→ **YOUR TASK**
Output the full listing below exactly, without the pictures.

→ **COLLECTED MATERIAL**

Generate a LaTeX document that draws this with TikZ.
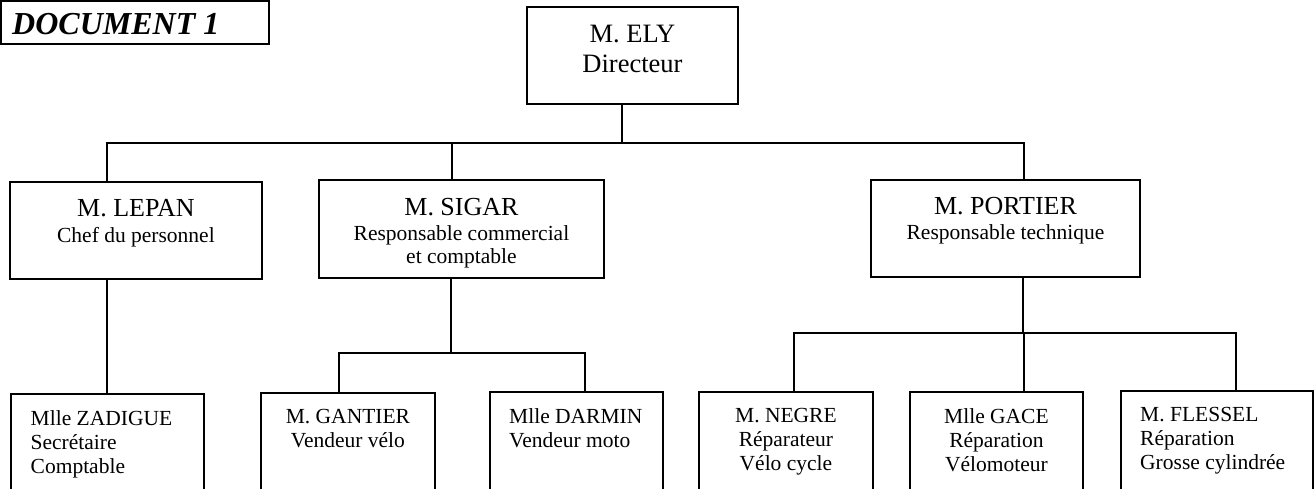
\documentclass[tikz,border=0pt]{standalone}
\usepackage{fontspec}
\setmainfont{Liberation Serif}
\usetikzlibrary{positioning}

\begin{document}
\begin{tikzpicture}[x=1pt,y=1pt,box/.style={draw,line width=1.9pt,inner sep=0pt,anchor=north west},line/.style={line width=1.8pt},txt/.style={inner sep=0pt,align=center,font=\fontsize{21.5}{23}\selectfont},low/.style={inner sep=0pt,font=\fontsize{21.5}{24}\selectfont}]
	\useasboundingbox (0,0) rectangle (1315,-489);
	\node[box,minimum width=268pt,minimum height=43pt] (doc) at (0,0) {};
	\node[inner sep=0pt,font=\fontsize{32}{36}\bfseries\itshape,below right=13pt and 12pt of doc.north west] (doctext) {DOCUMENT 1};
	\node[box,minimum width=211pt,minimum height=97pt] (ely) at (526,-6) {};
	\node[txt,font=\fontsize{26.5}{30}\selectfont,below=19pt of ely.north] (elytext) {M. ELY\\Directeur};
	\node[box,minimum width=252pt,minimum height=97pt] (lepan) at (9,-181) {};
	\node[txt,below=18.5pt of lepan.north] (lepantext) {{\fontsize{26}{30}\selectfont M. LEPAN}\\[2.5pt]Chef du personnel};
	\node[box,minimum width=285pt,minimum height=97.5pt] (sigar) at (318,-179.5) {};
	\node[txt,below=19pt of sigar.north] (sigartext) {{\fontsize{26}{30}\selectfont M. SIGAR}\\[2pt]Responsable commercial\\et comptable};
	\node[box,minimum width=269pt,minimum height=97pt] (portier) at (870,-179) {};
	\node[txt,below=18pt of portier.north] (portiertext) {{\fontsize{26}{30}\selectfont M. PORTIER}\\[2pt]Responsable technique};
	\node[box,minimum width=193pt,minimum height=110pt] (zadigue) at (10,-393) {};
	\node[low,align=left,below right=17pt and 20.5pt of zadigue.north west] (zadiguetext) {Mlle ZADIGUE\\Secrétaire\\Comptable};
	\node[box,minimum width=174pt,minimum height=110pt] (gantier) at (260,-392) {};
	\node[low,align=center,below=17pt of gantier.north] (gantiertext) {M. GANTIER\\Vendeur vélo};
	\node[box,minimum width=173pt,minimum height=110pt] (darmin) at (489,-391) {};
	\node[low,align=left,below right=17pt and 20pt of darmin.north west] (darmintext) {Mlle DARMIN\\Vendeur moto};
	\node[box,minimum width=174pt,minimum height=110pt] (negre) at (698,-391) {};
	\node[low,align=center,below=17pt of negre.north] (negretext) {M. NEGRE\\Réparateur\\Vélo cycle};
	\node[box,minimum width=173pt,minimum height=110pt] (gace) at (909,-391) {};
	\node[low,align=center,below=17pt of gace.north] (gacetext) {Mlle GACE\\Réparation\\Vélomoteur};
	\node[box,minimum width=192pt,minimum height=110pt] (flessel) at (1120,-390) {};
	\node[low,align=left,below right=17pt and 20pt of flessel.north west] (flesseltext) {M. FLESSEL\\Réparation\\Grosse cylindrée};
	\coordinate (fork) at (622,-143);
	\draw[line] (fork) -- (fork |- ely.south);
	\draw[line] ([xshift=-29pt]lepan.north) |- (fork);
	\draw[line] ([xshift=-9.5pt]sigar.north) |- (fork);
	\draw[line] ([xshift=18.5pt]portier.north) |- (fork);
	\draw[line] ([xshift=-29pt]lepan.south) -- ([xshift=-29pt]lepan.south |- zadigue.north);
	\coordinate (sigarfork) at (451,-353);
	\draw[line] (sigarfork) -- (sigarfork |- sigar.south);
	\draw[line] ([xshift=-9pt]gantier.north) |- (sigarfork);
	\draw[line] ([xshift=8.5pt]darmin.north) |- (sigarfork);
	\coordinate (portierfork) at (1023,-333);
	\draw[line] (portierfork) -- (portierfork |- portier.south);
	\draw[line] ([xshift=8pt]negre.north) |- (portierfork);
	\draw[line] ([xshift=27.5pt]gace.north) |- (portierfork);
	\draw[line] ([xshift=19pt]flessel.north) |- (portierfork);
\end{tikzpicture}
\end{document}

→ **WRITTEN REPLY**
Generate a LaTeX document that draws this with TikZ.
\documentclass[tikz,border=0pt]{standalone}
\usepackage{fontspec}
\setmainfont{Liberation Serif}
\usetikzlibrary{positioning}

\begin{document}
\begin{tikzpicture}[x=1pt,y=1pt,box/.style={draw,line width=1.9pt,inner sep=0pt,anchor=north west},line/.style={line width=1.8pt},txt/.style={inner sep=0pt,align=center,font=\fontsize{21.5}{23}\selectfont},low/.style={inner sep=0pt,font=\fontsize{21.5}{24}\selectfont}]
	\useasboundingbox (0,0) rectangle (1315,-489);
	\node[box,minimum width=268pt,minimum height=43pt] (doc) at (0,0) {};
	\node[inner sep=0pt,font=\fontsize{32}{36}\bfseries\itshape,below right=13pt and 12pt of doc.north west] (doctext) {DOCUMENT 1};
	\node[box,minimum width=211pt,minimum height=97pt] (ely) at (526,-6) {};
	\node[txt,font=\fontsize{26.5}{30}\selectfont,below=19pt of ely.north] (elytext) {M. ELY\\Directeur};
	\node[box,minimum width=252pt,minimum height=97pt] (lepan) at (9,-181) {};
	\node[txt,below=18.5pt of lepan.north] (lepantext) {{\fontsize{26}{30}\selectfont M. LEPAN}\\[2.5pt]Chef du personnel};
	\node[box,minimum width=285pt,minimum height=97.5pt] (sigar) at (318,-179.5) {};
	\node[txt,below=19pt of sigar.north] (sigartext) {{\fontsize{26}{30}\selectfont M. SIGAR}\\[2pt]Responsable commercial\\et comptable};
	\node[box,minimum width=269pt,minimum height=97pt] (portier) at (870,-179) {};
	\node[txt,below=18pt of portier.north] (portiertext) {{\fontsize{26}{30}\selectfont M. PORTIER}\\[2pt]Responsable technique};
	\node[box,minimum width=193pt,minimum height=110pt] (zadigue) at (10,-393) {};
	\node[low,align=left,below right=17pt and 20.5pt of zadigue.north west] (zadiguetext) {Mlle ZADIGUE\\Secrétaire\\Comptable};
	\node[box,minimum width=174pt,minimum height=110pt] (gantier) at (260,-392) {};
	\node[low,align=center,below=17pt of gantier.north] (gantiertext) {M. GANTIER\\Vendeur vélo};
	\node[box,minimum width=173pt,minimum height=110pt] (darmin) at (489,-391) {};
	\node[low,align=left,below right=17pt and 20pt of darmin.north west] (darmintext) {Mlle DARMIN\\Vendeur moto};
	\node[box,minimum width=174pt,minimum height=110pt] (negre) at (698,-391) {};
	\node[low,align=center,below=17pt of negre.north] (negretext) {M. NEGRE\\Réparateur\\Vélo cycle};
	\node[box,minimum width=173pt,minimum height=110pt] (gace) at (909,-391) {};
	\node[low,align=center,below=17pt of gace.north] (gacetext) {Mlle GACE\\Réparation\\Vélomoteur};
	\node[box,minimum width=192pt,minimum height=110pt] (flessel) at (1120,-390) {};
	\node[low,align=left,below right=17pt and 20pt of flessel.north west] (flesseltext) {M. FLESSEL\\Réparation\\Grosse cylindrée};
	\coordinate (fork) at (622,-143);
	\draw[line] (fork) -- (fork |- ely.south);
	\draw[line] ([xshift=-29pt]lepan.north) |- (fork);
	\draw[line] ([xshift=-9.5pt]sigar.north) |- (fork);
	\draw[line] ([xshift=18.5pt]portier.north) |- (fork);
	\draw[line] ([xshift=-29pt]lepan.south) -- ([xshift=-29pt]lepan.south |- zadigue.north);
	\coordinate (sigarfork) at (451,-353);
	\draw[line] (sigarfork) -- (sigarfork |- sigar.south);
	\draw[line] ([xshift=-9pt]gantier.north) |- (sigarfork);
	\draw[line] ([xshift=8.5pt]darmin.north) |- (sigarfork);
	\coordinate (portierfork) at (1023,-333);
	\draw[line] (portierfork) -- (portierfork |- portier.south);
	\draw[line] ([xshift=8pt]negre.north) |- (portierfork);
	\draw[line] ([xshift=27.5pt]gace.north) |- (portierfork);
	\draw[line] ([xshift=19pt]flessel.north) |- (portierfork);
\end{tikzpicture}
\end{document}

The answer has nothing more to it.